A Febraban (Federação Brasileira de Bancos), em nota à EXAME Invest, afirma estar envolvida no debate para enfrentar o alto custo do crédito no país. No entanto, ela critica a criação de limites oficiais de preços e argumenta que essa limitação pode inviabilizar os cartões de crédito.
"Limites artificiais de juros afetam a oferta de crédito, pois carregam o risco de torná-lo insustentável.
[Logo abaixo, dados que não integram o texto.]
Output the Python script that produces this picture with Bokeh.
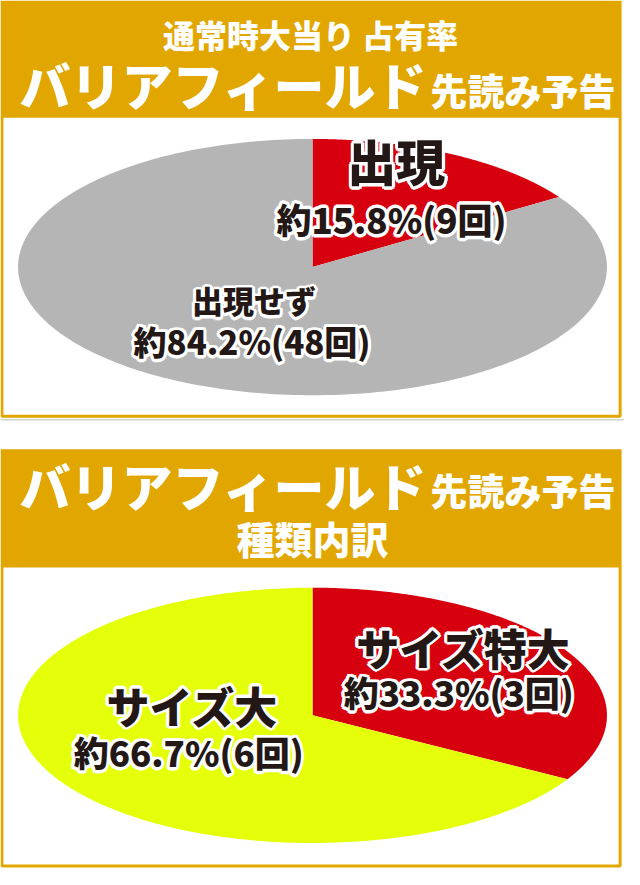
import numpy as np
from bokeh.plotting import figure
from bokeh.models import Range1d
from bokeh.core.properties import value
from bokeh.embed import file_html
from bokeh.resources import INLINE

# ---------------- data ----------------
header1_line1 = "通常時大当り 占有率"
header_main = "バリアフィールド"
header_sub = "先読み予告"
header2_line2 = "種類内訳"

chart1_names = ["出現", "出現せず"]
chart1_counts = [9, 48]
chart1_pcts = ["15.8", "84.2"]

chart2_names = ["サイズ特大", "サイズ大"]
chart2_counts = [3, 6]
chart2_pcts = ["33.3", "66.7"]

# ---------------- styles / layout ----------------
GOLD = "#E2A600"
RED = "#D7000F"
GRAY = "#B5B5B6"
YELLOW = "#E5FF0B"
INK = "#231815"
FONT = value("'Noto Sans CJK JP Black', 'Noto Sans CJK JP'")

chart1_colors = [RED, GRAY]
chart2_colors = [RED, YELLOW]

# (name x, name y, name size, pct x, pct y, pct size)
chart1_label_pos = [(406, 162, "49px", 401, 222, "35px"),
                    (260, 305, "31px", 258, 347, "33px")]
chart2_label_pos = [(475, 658, "43px", 470, 704, "35px"),
                    (197, 717, "43px", 193, 765, "35px")]

p = figure(width=624, height=869, x_range=Range1d(0, 640), y_range=Range1d(885, 0),
           output_backend="svg", toolbar_location=None, x_axis_type=None, y_axis_type=None,
           min_border=0, min_border_left=0, min_border_right=0, min_border_top=0,
           min_border_bottom=0)
p.grid.visible = False
p.outline_line_color = None
p.background_fill_color = "white"
p.border_fill_color = "white"

# ---- frames ----
p.quad(left=[0], right=[637], top=[0], bottom=[118], fill_color=GOLD, line_color=None)
p.quad(left=[1.5], right=[635.5], top=[118], bottom=[423.5], fill_color="white",
       line_color=GOLD, line_width=3)
p.line(x=[0, 640], y=[427, 427], line_color="#D2D2D2", line_width=1.5)
p.quad(left=[0], right=[637], top=[457], bottom=[576], fill_color=GOLD, line_color=None)
p.quad(left=[1.5], right=[635.5], top=[576], bottom=[881.5], fill_color="white",
       line_color=GOLD, line_width=3)


def pie(cx, cy, a, b, counts, colors):
    total = float(sum(counts))
    xs, ys = [], []
    cum = 0.0
    for c in counts:
        t0 = np.pi / 2 - 2 * np.pi * cum / total
        t1 = np.pi / 2 - 2 * np.pi * (cum + c) / total
        t = np.linspace(t0, t1, 240)
        xs.append([cx] + list(cx + a * np.cos(t)) + [cx])
        ys.append([cy] + list(cy - b * np.sin(t)) + [cy])
        cum += c
    p.patches(xs=xs, ys=ys, fill_color=colors, line_color=None)


pie(320, 271.5, 302, 130.5, chart1_counts, chart1_colors)
pie(320, 728, 302, 130, chart2_counts, chart2_colors)

HALO = [(2.6 * np.cos(k * np.pi / 4), 2.6 * np.sin(k * np.pi / 4)) for k in range(8)]


def outlined(x, y, t, size):
    # white halo underneath, then ink text
    for dx, dy in HALO:
        p.text(x=[x], y=[y], text=[t], text_color="white", text_outline_color="white",
               x_offset=dx, y_offset=dy,
               text_font=FONT, text_font_style="bold", text_font_size=value(size),
               text_align="center", text_baseline="middle")
    p.text(x=[x], y=[y], text=[t], text_color=INK,
           text_font=FONT, text_font_style="bold", text_font_size=value(size),
           text_align="center", text_baseline="middle")


def labels(names, counts, pcts, pos):
    for n, c, pc, (nx, ny, ns, px, py, ps) in zip(names, counts, pcts, pos):
        outlined(nx, ny, n, ns)
        outlined(px, py, f"約{pc}%({c}回)", ps)


labels(chart1_names, chart1_counts, chart1_pcts, chart1_label_pos)
labels(chart2_names, chart2_counts, chart2_pcts, chart2_label_pos)


def wtext(x, y, t, size, align="center"):
    p.text(x=[x], y=[y], text=[t], text_color="white", text_font=FONT,
           text_font_style="bold", text_font_size=value(size), text_align=align,
           text_baseline="middle")


wtext(318, 34, header1_line1, "32px")
wtext(438, 85, header_main, "51px", "right")
wtext(441, 91, header_sub, "37px", "left")
wtext(438, 493, header_main, "51px", "right")
wtext(441, 499, header_sub, "37px", "left")
wtext(320, 547, header2_line2, "38px")

open("out.html", "w").write(file_html(p, INLINE))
No caso do cartão de crédito, um produto que representa 40% de todo o consumo no Brasil e 21% do PIB (Produto Interno Bruto), tetos para os juros no rotativo podem tornar uma parcela significativa dos cartões de crédito economicamente inviáveis, afetando a disponibilidade de crédito na economia", afirma.
A instituição também ressalta que o prazo de 90 dias deixa o setor mais aliviado, pois permitirá que trabalhem em alternativas para o limite. "Apesar de o tema ser muito complexo, estamos confiantes de que, nesse prazo de 90 dias, a indústria de cartões, em colaboração com o governo e o regulador, terá sucesso em promover evoluções significativas no cartão de crédito."